The two structures you'll actually encounter
Modern catalog and mail-order financing generally falls into one of two structures. The first is a point-of-sale installment loan, split into four to six payments over six to eight weeks, usually interest-free if paid on schedule, offered through a third-party provider integrated into checkout. The second is a revolving store credit account, similar to a traditional retail card, which carries an ongoing interest rate (often considerably higher than a general-purpose credit card) if the balance isn't paid off within a promotional window.
These two structures carry very different risk profiles. A short-term installment plan paid off in six weeks costs most buyers nothing beyond the purchase price, assuming no missed payments. A revolving store credit account left with a balance past its promotional period can accrue interest at rates well above 25% APR, which is common for private-label retail credit cards and catalog credit accounts alike.
Where the real cost hides
- Missed-payment fees on installment plans. A single missed payment on a short-term plan can trigger a flat late fee, and in some cases forfeits the "interest-free" status for the entire remaining balance — read the specific terms rather than assuming all buy-now-pay-later products work the same way.
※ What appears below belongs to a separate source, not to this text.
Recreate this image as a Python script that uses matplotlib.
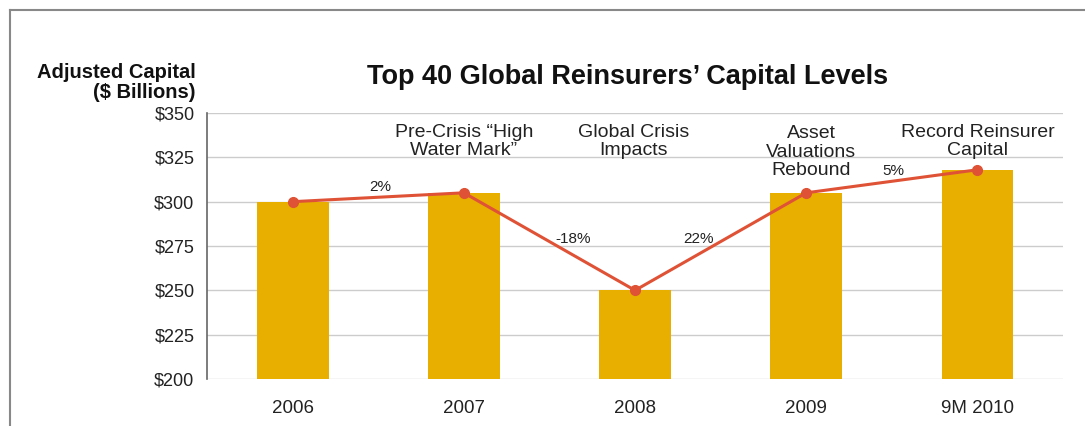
import matplotlib
matplotlib.use("Agg")
import matplotlib.pyplot as plt
from matplotlib.lines import Line2D

plt.rcParams['font.family'] = ['Liberation Sans', 'DejaVu Sans']

# capital levels, $ billions
years = ['2006', '2007', '2008', '2009', '9M 2010']
capital = [300, 305, 250, 305, 318]

# year-over-year change labels, placed between the points
changes = ['2%', '-18%', '22%', '5%']
change_x = [0.51, 1.64, 2.37, 3.51]
change_y = [308.5, 279, 279, 317.5]

# captions above the bars
captions = ['Pre-Crisis \u201cHigh\nWater Mark\u201d', 'Global Crisis\nImpacts',
            'Asset\nValuations\nRebound', 'Record Reinsurer\nCapital']
caption_x = [1, 1.99, 3.03, 4.0]
caption_y = [334, 334, 328, 334]

yticks = [200, 225, 250, 275, 300, 325, 350]

bar_color = '#E8AE00'
line_color = '#DF5236'
text_color = '#222222'

fig = plt.figure(figsize=(10.85, 4.26), dpi=100)
ax = fig.add_axes([0.1908, 0.1103, 0.789, 0.6244])

x = list(range(len(years)))
ax.bar(x, [c - 200 for c in capital], bottom=200, width=0.42,
       color=bar_color, zorder=2)
ax.plot(x, capital, color=line_color, lw=2.2, marker='o', ms=7,
        zorder=3)

for lbl, px, py in zip(changes, change_x, change_y):
    ax.text(px, py, lbl, ha='center', va='center', fontsize=11,
            color=text_color, zorder=4)

for lbl, px, py in zip(captions, caption_x, caption_y):
    ax.text(px, py, lbl, ha='center', va='center', fontsize=14,
            color=text_color, linespacing=1.12, zorder=4)

ax.set_xlim(-0.5, 4.5)
ax.set_ylim(200, 350)
ax.set_yticks(yticks)
ax.set_yticklabels(['$%d' % v for v in yticks])
ax.set_xticks(x)
ax.set_xticklabels(years)
ax.tick_params(axis='y', length=0, pad=9, labelsize=13, labelcolor=text_color)
ax.tick_params(axis='x', length=0, pad=15, labelsize=13.5, labelcolor=text_color)
ax.grid(axis='y', color='#CCCCCC', lw=1, zorder=0)
ax.set_axisbelow(True)
for side in ['top', 'right', 'bottom']:
    ax.spines[side].set_visible(False)
ax.spines['left'].set_color('#666666')
ax.spines['left'].set_linewidth(1.2)

fig.text(0.578, 0.82, 'Top 40 Global Reinsurers\u2019 Capital Levels',
         ha='center', va='center', fontsize=19.5, fontweight='bold',
         color='#111111')
fig.text(0.180, 0.806, 'Adjusted Capital\n($ Billions)', ha='right',
         va='center', multialignment='right', fontsize=14.5,
         fontweight='bold', color='#111111', linespacing=1.1)

# frame around the slide
fig.add_artist(Line2D([0.0092, 1.0], [0.976, 0.976], color='#888888', lw=1.5))
fig.add_artist(Line2D([0.0092, 0.0092], [0.0, 0.976], color='#888888', lw=1.5))

fig.savefig('out.png', dpi=100)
- Deferred interest on promotional financing. "No interest if paid in full within 12 months" is not the same as interest-free. If any balance remains after the promotional period ends, many plans charge interest retroactively from the original purchase date, not just going forward — this is the single most misunderstood term in catalog financing.
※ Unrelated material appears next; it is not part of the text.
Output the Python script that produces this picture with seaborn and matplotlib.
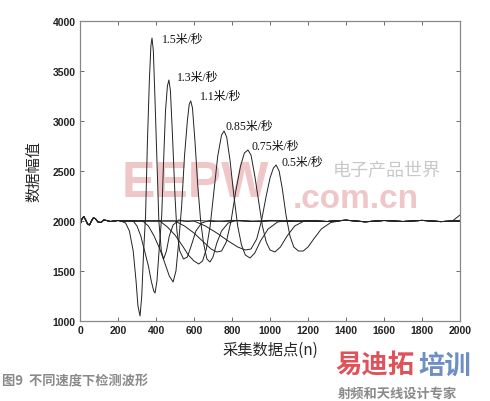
import matplotlib
matplotlib.use("Agg")
import matplotlib.pyplot as plt
import seaborn as sns
import pandas as pd

# shared noisy start segment
start_x = [0, 10, 20, 30, 40, 50, 60, 70, 80, 95, 110, 125, 140, 160, 180, 200]
start_y = [1960, 2020, 2045, 2010, 1970, 1960, 2000, 2030, 2025, 1990, 1985, 2010, 2005, 1995, 2000, 2005]

# tail baseline samples (small noise)
tail_x = [1300, 1400, 1500, 1600, 1700, 1800, 1900, 1960, 2000]
tail_y = [1995, 2008, 1992, 2005, 1995, 2006, 1994, 2000, 1998]

speeds = ["1.5", "1.3", "1.1", "0.85", "0.75", "0.5"]

x15 = [220, 240, 260, 280, 295, 305, 316, 325, 335, 345, 355, 365, 373, 379, 386, 395, 405, 415, 428, 440, 455, 470, 490, 520, 560, 620, 700, 800, 900, 1000, 1100, 1200]
y15 = [1995, 1980, 1900, 1700, 1400, 1150, 1050, 1250, 1700, 2050, 2800, 3400, 3750, 3830, 3700, 3200, 2600, 2000, 1700, 1620, 1700, 1850, 1960, 2010, 1995, 2005, 1995, 2006, 1996, 2004, 1995, 2003]

x13 = [220, 280, 300, 320, 340, 360, 375, 388, 395, 405, 418, 430, 440, 450, 460, 468, 476, 488, 500, 510, 525, 545, 565, 585, 610, 640, 680, 760, 850, 950, 1050, 1150, 1250]
y13 = [2002, 2000, 1950, 1850, 1700, 1550, 1400, 1300, 1280, 1400, 1750, 2050, 2600, 3100, 3350, 3410, 3300, 2800, 2250, 1900, 1700, 1620, 1640, 1750, 1900, 1980, 2005, 1995, 2005, 1994, 2004, 1996, 2002]

x11 = [220, 330, 360, 390, 420, 450, 470, 490, 505, 520, 535, 550, 565, 575, 583, 592, 605, 620, 635, 650, 668, 684, 700, 720, 745, 780, 820, 900, 1000, 1100, 1200]
y11 = [1998, 2000, 1950, 1850, 1720, 1560, 1450, 1390, 1500, 1800, 2150, 2650, 3000, 3170, 3200, 3130, 2800, 2350, 2000, 1780, 1620, 1590, 1640, 1780, 1900, 1980, 2005, 1995, 2006, 1995, 2004]

x085 = [220, 420, 460, 500, 540, 570, 600, 625, 645, 665, 685, 705, 725, 745, 758, 772, 790, 810, 830, 850, 870, 895, 920, 950, 990, 1040, 1100, 1200]
y085 = [2003, 2000, 1940, 1860, 1750, 1660, 1600, 1570, 1600, 1720, 1950, 2300, 2650, 2860, 2900, 2840, 2600, 2250, 1950, 1760, 1660, 1630, 1680, 1800, 1920, 1990, 2005, 1996]

x075 = [220, 500, 550, 600, 650, 690, 720, 745, 770, 795, 820, 845, 865, 884, 900, 920, 940, 960, 980, 1000, 1026, 1055, 1090, 1130, 1180, 1240]
y075 = [1997, 2000, 1950, 1880, 1790, 1720, 1690, 1700, 1790, 2000, 2300, 2550, 2680, 2710, 2660, 2450, 2200, 1950, 1790, 1710, 1690, 1740, 1850, 1950, 2000, 2004]

x05 = [220, 600, 660, 720, 780, 830, 870, 900, 930, 955, 980, 1000, 1018, 1032, 1048, 1065, 1085, 1105, 1125, 1150, 1175, 1200, 1230, 1270, 1320, 1380]
y05 = [2004, 2000, 1950, 1880, 1800, 1740, 1710, 1720, 1820, 2000, 2250, 2430, 2530, 2560, 2500, 2320, 2050, 1850, 1740, 1700, 1700, 1740, 1820, 1920, 1985, 2005]

curve_x = [x15, x13, x11, x085, x075, x05]
curve_y = [y15, y13, y11, y085, y075, y05]

# end-of-record values (one trace rises at the end)
end_y = [1998, 2002, 1996, 2004, 2000, 2060]

label_x = [432, 511, 632, 768, 905, 1063]
label_y = [3820, 3440, 3250, 2950, 2750, 2590]

rows = []
for i, s in enumerate(speeds):
    xs = start_x + curve_x[i] + tail_x
    ys = start_y + curve_y[i] + tail_y[:-1] + [end_y[i]]
    for a, b in zip(xs, ys):
        rows.append({"speed": s, "n": a, "v": b})
df = pd.DataFrame(rows)

sns.set_style("ticks")
plt.rcParams["font.family"] = ["Liberation Sans", "Noto Sans CJK SC", "DejaVu Sans"]

fig = plt.figure(figsize=(4.9, 4.02), dpi=100)
ax = fig.add_axes([80 / 490, 1 - 322 / 402, 380 / 490, 300 / 402])

# watermark (behind)
ax.text(0.11, 0.46, "EEPW", transform=ax.transAxes, fontsize=36, fontweight="bold",
        color="#eab0b3", alpha=0.7, va="center", ha="left", zorder=0)
ax.text(0.665, 0.505, "电子产品世界", transform=ax.transAxes, fontsize=13,
        color="#bbbbbb", alpha=0.8, va="center", ha="left", zorder=0,
        family=["Noto Sans CJK SC"])
ax.text(0.56, 0.41, ".com.cn", transform=ax.transAxes, fontsize=24, fontweight="bold",
        color="#eab0b3", alpha=0.7, va="center", ha="left", zorder=0)

sns.lineplot(data=df, x="n", y="v", hue="speed", palette=["#222222"] * 6,
             estimator=None, sort=False, linewidth=0.7, legend=False, ax=ax, zorder=2)

for i, s in enumerate(speeds):
    ax.text(label_x[i], label_y[i], s + "米/秒", fontsize=8.5, va="center", ha="left",
            family=["Liberation Serif", "Noto Sans CJK SC"], color="#111111")

ax.set_xlim(0, 2000)
ax.set_ylim(1000, 4000)
ax.set_xticks(range(0, 2001, 200))
ax.set_yticks(range(1000, 4001, 500))
ax.tick_params(direction="in", length=3, width=0.6, color="#555555",
               labelsize=7.5, top=True, right=True, pad=3)
for lab in ax.get_xticklabels() + ax.get_yticklabels():
    lab.set_fontweight("bold")
    lab.set_color("#222222")
for sp in ax.spines.values():
    sp.set_visible(True)
    sp.set_color("#888888")
    sp.set_linewidth(0.9)

ax.set_xlabel("采集数据点(n)", fontsize=11, family=["Noto Sans CJK SC"], labelpad=4)
ax.set_ylabel("数据幅值", fontsize=11, family=["Noto Sans CJK SC"], labelpad=8)

fig.text(2 / 490, 1 - 381 / 402, "图9  不同速度下检测波形", fontsize=9.5, fontweight="bold",
         color="#8a8a8a", va="center", ha="left", family=["Noto Sans CJK SC"])
fig.text(335 / 490, 1 - 366 / 402, "易迪拓", fontsize=19, fontweight="bold",
         color="#e0525a", va="center", ha="left", family=["Noto Sans CJK SC"])
fig.text(418 / 490, 1 - 366 / 402, "培训", fontsize=19, fontweight="bold",
         color="#6d8fc4", va="center", ha="left", family=["Noto Sans CJK SC"])
fig.text(338 / 490, 1 - 393 / 402, "射频和天线设计专家", fontsize=9.5, fontweight="bold",
         color="#8a8a8a", va="center", ha="left", family=["Noto Sans CJK SC"])

fig.savefig("out.png", dpi=100)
- Multiple financing applications hitting your credit file. Each installment or store-credit application can generate a credit inquiry. Buyers who apply for financing at several catalog sellers in a short window, comparison shopping for large purchases, sometimes see a temporary dip in credit score as a result.
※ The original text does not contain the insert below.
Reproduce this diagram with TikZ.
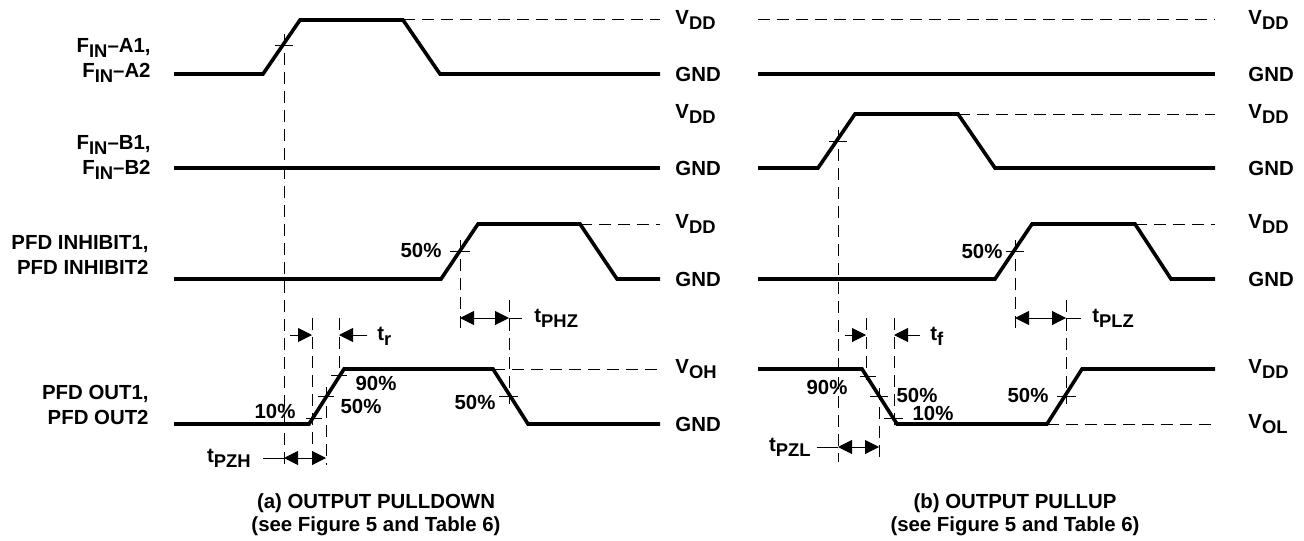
\documentclass[tikz,border=0pt]{standalone}
\usepackage{fontspec}
\setmainfont{Liberation Sans}
\usetikzlibrary{arrows.meta}
\newcommand{\lo}[1]{\raisebox{-0.45ex}{\fontsize{9.2}{10}\selectfont#1}}

\begin{document}
\begin{tikzpicture}[x=0.5pt,y=-0.5pt,>={Triangle[length=7pt,width=7pt]},
  font=\bfseries\fontsize{10.2}{12.5}\selectfont,
  sig/.style={line width=1.8pt},
  guide/.style={line width=0.5pt,dash pattern=on 6pt off 3.5pt},
  tick/.style={line width=0.5pt},
  lev/.style={anchor=west,inner sep=0pt},
  pct/.style={inner sep=0pt},
  sname/.style={anchor=north east,align=right,inner sep=0pt}]
  \useasboundingbox (0,0) rectangle (1304,540);

  % Signal names
  \node[sname] (fina) at (151,38) {F\lo{IN}–A1,\\F\lo{IN}–A2};
  \node[sname] (finb) at (151,135) {F\lo{IN}–B1,\\F\lo{IN}–B2};
  \node[sname] (inh) at (149,235) {PFD INHIBIT1,\\PFD INHIBIT2};
  \node[sname] (out) at (149,385) {PFD OUT1,\\PFD OUT2};

  % ---- (a) output pulldown ----
  % F_IN-A
  \draw[sig] (174,74) -- (263,74) -- (300,20) -- (403,20) -- (440,74) -- (660,74);
  \draw[guide] (403,20) -- (660,20);
  \draw[tick] (275,46) -- (293,46);
  % F_IN-B
  \draw[sig] (174,168) -- (660,168);
  % PFD INHIBIT
  \draw[sig] (174,279) -- (441,279) -- (478,224) -- (580,224) -- (617,279) -- (660,279);
  \draw[guide] (580,224) -- (660,224);
  \draw[tick] (450,251) -- (470,251);
  % PFD OUT
  \draw[sig] (174,424) -- (309,424) -- (344,369) -- (493,369) -- (528,424) -- (660,424);
  \draw[guide] (493,369) -- (660,369);
  \draw[tick] (306,418) -- (322,418);
  \draw[tick] (318,396) -- (334,396);
  \draw[tick] (331,375) -- (347,375);
  \draw[tick] (499,396) -- (518,396);
  % Timing guides
  \draw[guide] (284,34) -- (284,465);
  \draw[guide] (460,240) -- (460,332);
  \draw[guide] (509,300) -- (509,404);
  \draw[guide] (312,318) -- (312,465);
  \draw[guide] (326,387) -- (326,465);
  \draw[guide] (339,318) -- (339,376);
  % Levels
  \node[lev] (a1) at (675,20) {V\lo{DD}};
  \node[lev] (a2) at (675,74) {GND};
  \node[lev] (a3) at (675,114) {V\lo{DD}};
  \node[lev] (a4) at (675,168) {GND};
  \node[lev] (a5) at (675,224) {V\lo{DD}};
  \node[lev] (a6) at (675,279) {GND};
  \node[lev] (a7) at (675,369) {V\lo{OH}};
  \node[lev] (a8) at (675,424) {GND};
  % Percent marks
  \node[pct] (pa1) at (421,250) {50\%};
  \node[pct] (pa2) at (275,411) {10\%};
  \node[pct] (pa3) at (376,383) {90\%};
  \node[pct] (pa4) at (361,406) {50\%};
  \node[pct] (pa5) at (475,402) {50\%};
  % t_r
  \coordinate (tr1) at (312,335);
  \coordinate (tr2) at (339,335);
  \node[lev] (tr) at (377,336) {t\lo{r}};
  \draw[tick,->] (290,335) -- (tr1);
  \draw[tick,->] (367,335) -- (tr2);
  % t_PHZ
  \coordinate (phz1) at (460,318);
  \coordinate (phz2) at (509,318);
  \node[lev] (tphz) at (534,318) {t\lo{PHZ}};
  \draw[tick,<->] (phz1) -- (phz2);
  \draw[tick] (phz2) -- ++(13,0);
  % t_PZH
  \coordinate (pzh1) at (284,458);
  \coordinate (pzh2) at (326,458);
  \node[lev,anchor=east] (tpzh) at (251,458) {t\lo{PZH}};
  \draw[tick] (263,458) -- (pzh1);
  \draw[tick,<->] (pzh1) -- (pzh2);
  \node[align=center,anchor=north,inner sep=0pt] (capa) at (376,493)
    {(a) OUTPUT PULLDOWN\\[-1pt](see Figure 5 and Table 6)};

  % ---- (b) output pullup ----
  % F_IN-A
  \draw[sig] (758,74) -- (1215,74);
  \draw[guide] (758,20) -- (1215,20);
  % F_IN-B
  \draw[sig] (758,168) -- (818,168) -- (855,114) -- (958,114) -- (995,168) -- (1215,168);
  \draw[guide] (958,114) -- (1215,114);
  \draw[tick] (829,141) -- (847,141);
  % PFD INHIBIT
  \draw[sig] (758,279) -- (995,279) -- (1032,224) -- (1135,224) -- (1171,279) -- (1215,279);
  \draw[guide] (1135,224) -- (1215,224);
  \draw[tick] (1006,251) -- (1024,251);
  % PFD OUT
  \draw[sig] (758,369) -- (862,369) -- (897,424) -- (1047,424) -- (1082,369) -- (1215,369);
  \draw[guide] (1047,424) -- (1215,424);
  \draw[tick] (860,376) -- (876,376);
  \draw[tick] (870,396) -- (888,396);
  \draw[tick] (884,418) -- (903,418);
  \draw[tick] (1057,396) -- (1076,396);
  % Timing guides
  \draw[guide] (838,130) -- (838,462);
  \draw[guide] (866,318) -- (866,380);
  \draw[guide] (879,388) -- (879,462);
  \draw[guide] (894,318) -- (894,427);
  \draw[guide] (1015,240) -- (1015,330);
  \draw[guide] (1066,300) -- (1066,404);
  % Levels
  \node[lev] (b1) at (1248,20) {V\lo{DD}};
  \node[lev] (b2) at (1248,74) {GND};
  \node[lev] (b3) at (1248,114) {V\lo{DD}};
  \node[lev] (b4) at (1248,168) {GND};
  \node[lev] (b5) at (1248,224) {V\lo{DD}};
  \node[lev] (b6) at (1248,279) {GND};
  \node[lev] (b7) at (1248,369) {V\lo{DD}};
  \node[lev] (b8) at (1248,424) {V\lo{OL}};
  % Percent marks
  \node[pct] (pb1) at (982,251) {50\%};
  \node[pct] (pb2) at (827,387) {90\%};
  \node[pct] (pb3) at (917,395) {50\%};
  \node[pct] (pb4) at (933,413) {10\%};
  \node[pct] (pb5) at (1028,395) {50\%};
  % t_f
  \coordinate (tf1) at (866,335);
  \coordinate (tf2) at (894,335);
  \node[lev] (tf) at (930,336) {t\lo{f}};
  \draw[tick,->] (845,335) -- (tf1);
  \draw[tick,->] (920,335) -- (tf2);
  % t_PLZ
  \coordinate (plz1) at (1015,318);
  \coordinate (plz2) at (1066,318);
  \node[lev] (tplz) at (1092,318) {t\lo{PLZ}};
  \draw[tick,<->] (plz1) -- (plz2);
  \draw[tick] (plz2) -- ++(15,0);
  % t_PZL
  \coordinate (pzl1) at (838,447);
  \coordinate (pzl2) at (879,447);
  \node[lev,anchor=east] (tpzl) at (811,447) {t\lo{PZL}};
  \draw[tick] (817,447) -- (pzl1);
  \draw[tick,<->] (pzl1) -- (pzl2);
  \node[align=center,anchor=north,inner sep=0pt] (capb) at (1015,493)
    {(b) OUTPUT PULLUP\\[-1pt](see Figure 5 and Table 6)};
\end{tikzpicture}
\end{document}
How this interacts with returns
Returning an item bought on an installment plan doesn't always cancel the remaining payments automatically — depending on the provider, you may need to request a refund through the financing company separately from returning the item to the seller, and the timing of the refund landing back on your original payment method can lag behind the return itself by one or two billing cycles. This is worth understanding before financing large purchases such as furniture or appliances, where the odds of a return (wrong size, damage in transit) are meaningfully higher than for small items. It pairs directly with knowing the seller's stated return window, covered in more detail in the guide to decoding catalog guarantees and warranties.
When installment financing makes sense for mail order
Short-term, zero-interest installment financing is genuinely useful for a large one-time purchase you can pay off within the plan's window — furniture, a mattress, or major appliances bought by mail are common candidates, since the payment amounts are large enough that splitting them changes the household budgeting math meaningfully. It is a weaker choice for small, frequent catalog purchases, where the administrative overhead of tracking multiple installment schedules outweighs the benefit, and a straightforward payment method covered in the guide to paying safely by mail order is usually simpler.
The Consumer Financial Protection Bureau publishes independent guidance on how buy-now-pay-later products are regulated and what protections do and don't apply compared with credit cards, which is worth reading once before signing up for a plan through any mail-order seller, since the protections are less uniform across providers than most buyers assume.